**OBJECTIVE**
Leave out the pictures and reproduce all of the data exactly.

(Data listing)
= = =

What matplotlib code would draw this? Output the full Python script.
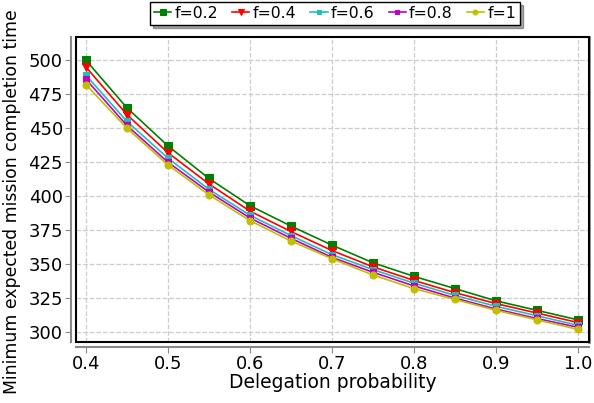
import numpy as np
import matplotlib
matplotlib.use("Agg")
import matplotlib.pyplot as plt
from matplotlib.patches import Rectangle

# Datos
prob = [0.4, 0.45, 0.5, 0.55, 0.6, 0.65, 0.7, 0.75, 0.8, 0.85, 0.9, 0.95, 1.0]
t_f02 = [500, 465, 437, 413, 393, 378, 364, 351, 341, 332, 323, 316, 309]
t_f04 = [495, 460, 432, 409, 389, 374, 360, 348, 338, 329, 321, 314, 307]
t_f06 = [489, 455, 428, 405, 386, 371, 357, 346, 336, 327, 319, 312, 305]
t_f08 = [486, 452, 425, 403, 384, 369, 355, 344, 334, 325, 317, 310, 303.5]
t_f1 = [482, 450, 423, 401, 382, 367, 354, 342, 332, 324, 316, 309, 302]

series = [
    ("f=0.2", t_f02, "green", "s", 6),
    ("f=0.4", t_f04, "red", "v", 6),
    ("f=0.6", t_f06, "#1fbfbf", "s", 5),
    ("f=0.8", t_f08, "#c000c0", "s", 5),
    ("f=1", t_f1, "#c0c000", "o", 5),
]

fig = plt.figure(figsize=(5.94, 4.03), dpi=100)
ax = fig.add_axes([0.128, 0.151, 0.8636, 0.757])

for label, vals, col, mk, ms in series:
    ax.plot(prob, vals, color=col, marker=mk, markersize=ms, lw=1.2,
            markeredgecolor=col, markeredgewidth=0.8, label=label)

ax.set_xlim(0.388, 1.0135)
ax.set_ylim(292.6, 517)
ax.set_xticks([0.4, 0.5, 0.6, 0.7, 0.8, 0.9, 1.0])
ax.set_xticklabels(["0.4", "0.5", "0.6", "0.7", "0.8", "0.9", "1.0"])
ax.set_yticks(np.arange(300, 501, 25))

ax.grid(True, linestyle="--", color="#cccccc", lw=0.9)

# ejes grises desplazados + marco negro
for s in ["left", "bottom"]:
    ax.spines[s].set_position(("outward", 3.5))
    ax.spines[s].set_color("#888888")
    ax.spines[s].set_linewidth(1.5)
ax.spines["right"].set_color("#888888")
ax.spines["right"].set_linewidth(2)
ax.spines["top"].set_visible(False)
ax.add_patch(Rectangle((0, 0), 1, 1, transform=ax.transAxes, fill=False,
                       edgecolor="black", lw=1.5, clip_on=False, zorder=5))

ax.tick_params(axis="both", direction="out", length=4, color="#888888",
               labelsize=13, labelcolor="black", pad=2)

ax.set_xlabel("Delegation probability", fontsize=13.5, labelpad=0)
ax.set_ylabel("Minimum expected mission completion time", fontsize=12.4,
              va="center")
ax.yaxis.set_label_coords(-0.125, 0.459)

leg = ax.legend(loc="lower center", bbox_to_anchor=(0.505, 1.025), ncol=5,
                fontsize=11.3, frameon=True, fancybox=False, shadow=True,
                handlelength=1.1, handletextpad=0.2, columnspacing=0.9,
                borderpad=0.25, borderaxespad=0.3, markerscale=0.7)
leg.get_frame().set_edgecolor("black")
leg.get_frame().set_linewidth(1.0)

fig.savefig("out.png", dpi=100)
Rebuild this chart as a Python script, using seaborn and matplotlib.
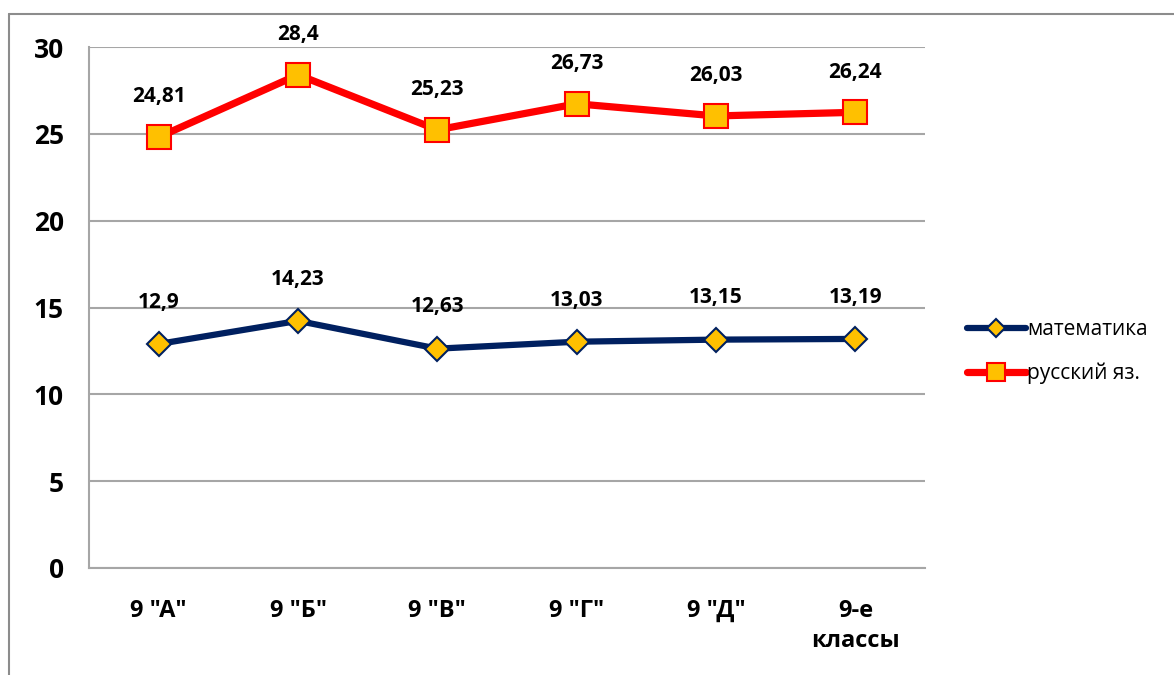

= = =

**TASK ANSWER**
What matplotlib code would draw this? Output the full Python script.
import numpy as np
import matplotlib
matplotlib.use("Agg")
import matplotlib.pyplot as plt
from matplotlib.patches import Rectangle

# Datos
prob = [0.4, 0.45, 0.5, 0.55, 0.6, 0.65, 0.7, 0.75, 0.8, 0.85, 0.9, 0.95, 1.0]
t_f02 = [500, 465, 437, 413, 393, 378, 364, 351, 341, 332, 323, 316, 309]
t_f04 = [495, 460, 432, 409, 389, 374, 360, 348, 338, 329, 321, 314, 307]
t_f06 = [489, 455, 428, 405, 386, 371, 357, 346, 336, 327, 319, 312, 305]
t_f08 = [486, 452, 425, 403, 384, 369, 355, 344, 334, 325, 317, 310, 303.5]
t_f1 = [482, 450, 423, 401, 382, 367, 354, 342, 332, 324, 316, 309, 302]

series = [
    ("f=0.2", t_f02, "green", "s", 6),
    ("f=0.4", t_f04, "red", "v", 6),
    ("f=0.6", t_f06, "#1fbfbf", "s", 5),
    ("f=0.8", t_f08, "#c000c0", "s", 5),
    ("f=1", t_f1, "#c0c000", "o", 5),
]

fig = plt.figure(figsize=(5.94, 4.03), dpi=100)
ax = fig.add_axes([0.128, 0.151, 0.8636, 0.757])

for label, vals, col, mk, ms in series:
    ax.plot(prob, vals, color=col, marker=mk, markersize=ms, lw=1.2,
            markeredgecolor=col, markeredgewidth=0.8, label=label)

ax.set_xlim(0.388, 1.0135)
ax.set_ylim(292.6, 517)
ax.set_xticks([0.4, 0.5, 0.6, 0.7, 0.8, 0.9, 1.0])
ax.set_xticklabels(["0.4", "0.5", "0.6", "0.7", "0.8", "0.9", "1.0"])
ax.set_yticks(np.arange(300, 501, 25))

ax.grid(True, linestyle="--", color="#cccccc", lw=0.9)

# ejes grises desplazados + marco negro
for s in ["left", "bottom"]:
    ax.spines[s].set_position(("outward", 3.5))
    ax.spines[s].set_color("#888888")
    ax.spines[s].set_linewidth(1.5)
ax.spines["right"].set_color("#888888")
ax.spines["right"].set_linewidth(2)
ax.spines["top"].set_visible(False)
ax.add_patch(Rectangle((0, 0), 1, 1, transform=ax.transAxes, fill=False,
                       edgecolor="black", lw=1.5, clip_on=False, zorder=5))

ax.tick_params(axis="both", direction="out", length=4, color="#888888",
               labelsize=13, labelcolor="black", pad=2)

ax.set_xlabel("Delegation probability", fontsize=13.5, labelpad=0)
ax.set_ylabel("Minimum expected mission completion time", fontsize=12.4,
              va="center")
ax.yaxis.set_label_coords(-0.125, 0.459)

leg = ax.legend(loc="lower center", bbox_to_anchor=(0.505, 1.025), ncol=5,
                fontsize=11.3, frameon=True, fancybox=False, shadow=True,
                handlelength=1.1, handletextpad=0.2, columnspacing=0.9,
                borderpad=0.25, borderaxespad=0.3, markerscale=0.7)
leg.get_frame().set_edgecolor("black")
leg.get_frame().set_linewidth(1.0)

fig.savefig("out.png", dpi=100)
Rebuild this chart as a Python script, using seaborn and matplotlib.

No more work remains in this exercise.